Popular mod categories:

  • Graphics upgrades: Texture replacements, ENB shaders, and weather overhauls make Skyrim look almost modern.
  • UI improvements: The vanilla menus are clunky: mods like SkyUI make navigation intuitive.
  • Bug fixes: The Unofficial Skyrim Special Edition Patch fixes hundreds of Bethesda’s oversights.
  • Gameplay changes: Difficulty rebalances, combat overhauls, and new mechanics alter how you play.
  • New quests and lands: Entire new regions and storylines expand the world.
  • Followers and immersion: Companion mods, lighting overhauls, and NPC improvements deepen roleplay.

Console mod support exists (Xbox and PlayStation), but with restrictions, fewer mods available, no external assets (new textures from outside Bethesda), and smaller file limits. PC is the unrestricted playground for serious modders.

A word of caution: more mods = higher crash risk. Load order matters. Conflicts between mods cause problems. If you’re new to modding, start small, add 5–10 mods, test, then expand. Experienced modders can run 100+ mods, but that requires knowledge of mod management tools like Mod Organizer 2 or Vortex.

Why Skyrim Special Edition Still Dominates in 2026

It’s been a decade since Skyrim dropped. Dragon’s Dogma 2, The Witcher 3, and Baldur’s Gate 3 have launched and earned their accolades. Yet Skyrim Special Edition remains a top seller and the most-played Elder Scrolls game. Why?

Scale and freedom. Skyrim’s world is genuinely vast, and you can approach it but you want. Stealth archer? Sword-and-board warrior? Spell-slinging mage? Sneaky thief? All viable, all rewarding. Few games match that flexibility.

Endless replayability. Different character builds, different quest priorities, different roleplay scenarios, you can play 500 hours and still find something new. The modding community keeps extending that indefinitely.

Accessibility. The Special Edition runs on almost everything, high-end gaming PC, last-gen consoles, current-gen consoles, even Nintendo Switch (though the Switch version has significant compromises). If you want to play Skyrim in 2026, there’s a version for your platform.

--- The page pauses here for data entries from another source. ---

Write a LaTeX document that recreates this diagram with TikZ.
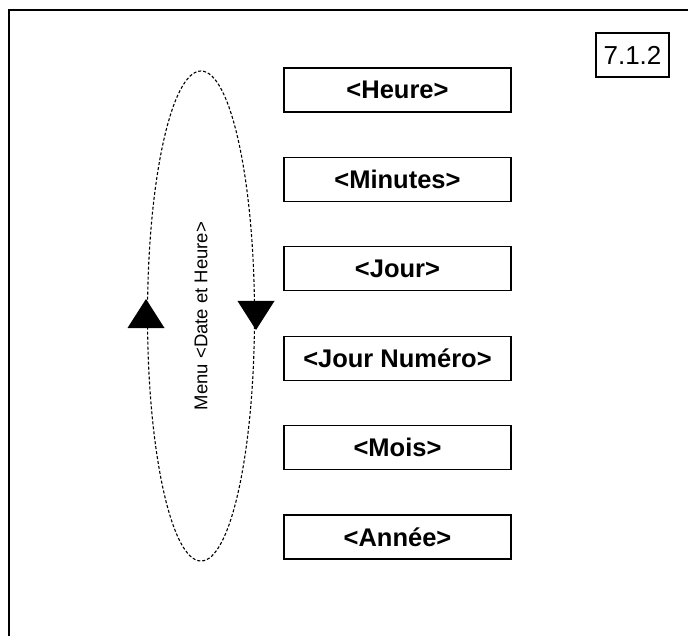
\documentclass[tikz,border=0pt]{standalone}
\usepackage{fontspec}
\setmainfont{Liberation Sans}

\begin{document}
\begin{tikzpicture}[x=1pt,y=-1pt,
    menubox/.style={draw,line width=1.3pt,minimum width=227pt,minimum height=44pt,
        inner sep=0pt,font=\fontsize{25.5}{25.5}\selectfont\bfseries},
    refbox/.style={draw,line width=1.6pt,minimum width=73pt,minimum height=44pt,
        inner sep=0pt,font=\fontsize{26}{26}\selectfont},
    loop/.style={line width=1.1pt,dash pattern=on 3pt off 2pt}]

\useasboundingbox (0,0) rectangle (688,636);

% Draw the outer frame (open at the right and at the bottom)
\draw[line width=2pt] (9,650) -- (9,10) -- (700,10);

% Draw the reference number
\node[refbox] (ref) at (632.5,55) {7.1.2};

% Draw the loop of the menu
\draw[loop] (201,316) ellipse (53.5 and 245);
\node[rotate=90,font=\fontsize{18.5}{18.5}\selectfont] (menu) at (201,316) {Menu <Date et Heure>};

% Draw the two arrow heads on the loop
\coordinate (up) at (146,299);
\coordinate (down) at (256,330);
\fill (up) -- ++(-18.5,29) -- ++(37,0) -- cycle;
\fill (down) -- ++(-18.5,-29) -- ++(37,0) -- cycle;

% Draw all the items of the menu
\foreach[count=\i from 0] \name/\txt in {heure/{<Heure>},minutes/{<Minutes>},
    jour/{<Jour>},numero/{<Jour Numéro>},mois/{<Mois>},annee/{<Année>}} {
    \node[menubox] (\name) at (397.5,90+89.4*\i) {\txt};
}

\end{tikzpicture}
\end{document}
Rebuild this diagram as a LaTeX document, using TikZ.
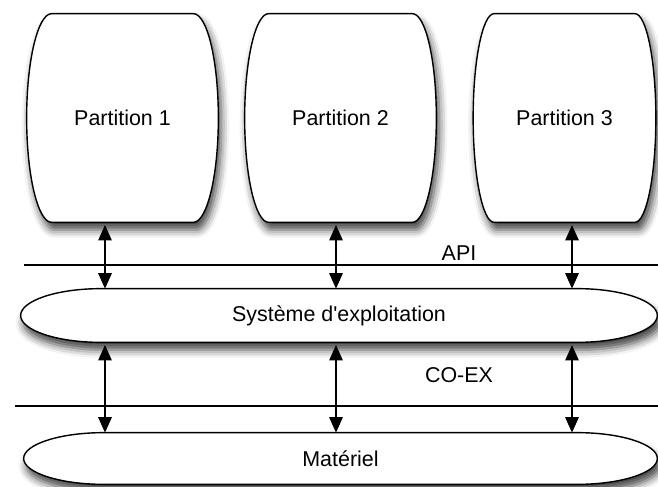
\documentclass[tikz,border=0pt]{standalone}
\usepackage{fontspec}
\setmainfont{Liberation Sans}
\usetikzlibrary{arrows.meta,shadows.blur}

% 边框路径: #1 节点, #2 端部半宽, #3 半高 (cm)
\newcommand{\capsule}[3]{%
  \draw[contour] ([xshift=#2cm]#1.north west) -- ([xshift=-#2cm]#1.north east)
    .. controls +({0.552*#2},0) and +(0,{0.552*#3}) .. (#1.east)
    .. controls +(0,{-0.552*#3}) and +({0.552*#2},0) .. ([xshift=-#2cm]#1.south east)
    -- ([xshift=#2cm]#1.south west)
    .. controls +({-0.552*#2},0) and +(0,{-0.552*#3}) .. (#1.west)
    .. controls +(0,{0.552*#3}) and +({-0.552*#2},0) .. cycle;}

\begin{document}
\begin{tikzpicture}[every node/.style={font=\fontsize{12.2}{14}\selectfont}]

        % 样式
        \tikzstyle{partition} = [rectangle, minimum width=3.82cm, minimum height=4.16cm, text centered]
        \tikzstyle{bande} = [rectangle, minimum height=1.06cm, text centered]
        \tikzstyle{contour} = [line width=0.8pt, draw=black, fill=white, blur shadow={shadow xshift=0.06cm, shadow yshift=-0.15cm, shadow blur radius=0.16cm, shadow opacity=75}]
        \tikzstyle{sepline} = [line width=0.65pt]
        \tikzstyle{fleche} = [line width=0.9pt, draw=black, opacity=1, {Triangle[length=0.31cm,width=0.27cm,fill=black]}-{Triangle[length=0.31cm,width=0.27cm,fill=black]}, shorten <=1.5pt]

        \useasboundingbox (0,0) rectangle (13.16,9.72);

        % 分隔线
        \draw [sepline] (0.48,4.42) -- (13.16,4.42);
        \draw [sepline] (0.30,1.60) -- (13.16,1.60);
        \node (api) at (9.18,4.66) {API};
        \node (coex) at (9.18,2.22) {CO-EX};

        % 节点
        \node (p1) [partition] at (2.45,7.36) {};
        \node (p2) [partition] at (6.81,7.36) {};
        \node (p3) [partition, minimum width=3.64cm] at (11.29,7.36) {};
        \node (os) [bande, minimum width=12.72cm] at (6.78,3.41) {};
        \node (hw) [bande, minimum width=12.66cm, minimum height=1.02cm] at (6.81,0.55) {};

        \capsule{p1}{0.5}{2.08}
        \capsule{p2}{0.48}{2.08}
        \capsule{p3}{0.42}{2.08}
        \capsule{os}{1.6}{0.53}
        \capsule{hw}{1.6}{0.51}

        \node at (p1) {Partition 1};
        \node at (p2) {Partition 2};
        \node at (p3) {Partition 3};
        \node at (os) {Système d\textquotesingle exploitation};
        \node at (hw) {Matériel};

        % 箭头
        \draw [fleche] ([xshift=-0.35cm]p1.south) -- ([xshift=-0.35cm]p1.south |- os.north);
        \draw [fleche] ([xshift=-0.09cm]p2.south) -- ([xshift=-0.09cm]p2.south |- os.north);
        \draw [fleche] ([xshift=0.15cm]p3.south) -- ([xshift=0.15cm]p3.south |- os.north);
        \draw [fleche] ([xshift=-0.35cm]p1.south |- os.south) -- ([xshift=-0.35cm]p1.south |- hw.north);
        \draw [fleche] ([xshift=-0.09cm]p2.south |- os.south) -- ([xshift=-0.09cm]p2.south |- hw.north);
        \draw [fleche] ([xshift=0.15cm]p3.south |- os.south) -- ([xshift=0.15cm]p3.south |- hw.north);

    \end{tikzpicture}
\end{document}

Community. The modding community is still incredibly active. New mods drop constantly. Streamers and content creators still produce Skyrim content. The game isn’t abandoned: it’s alive in a way many older titles aren’t.

According to Metacritic’s aggregated reviews, the Special Edition maintains strong user scores across all platforms, reflecting sustained appreciation from the player base.

Conclusion

Skyrim Special Edition is the definitive way to experience The Elder Scrolls V: Skyrim on modern platforms. It combines the full base game, all DLC, visual polish, and, crucially, mod support into one package. Whether you’re playing on PC, PS5, Xbox Series X, or Switch, you’re getting a decade-old game that still holds up because of both its core design and the community keeping it fresh.

If you’ve never played Skyrim, the Special Edition is your entry point. If you played the original in 2011 and haven’t touched it since, the Special Edition, especially with mods, offers enough enhancements to make a return worthwhile. Start simple, join factions, follow your curiosity, and lose yourself in Tamriel.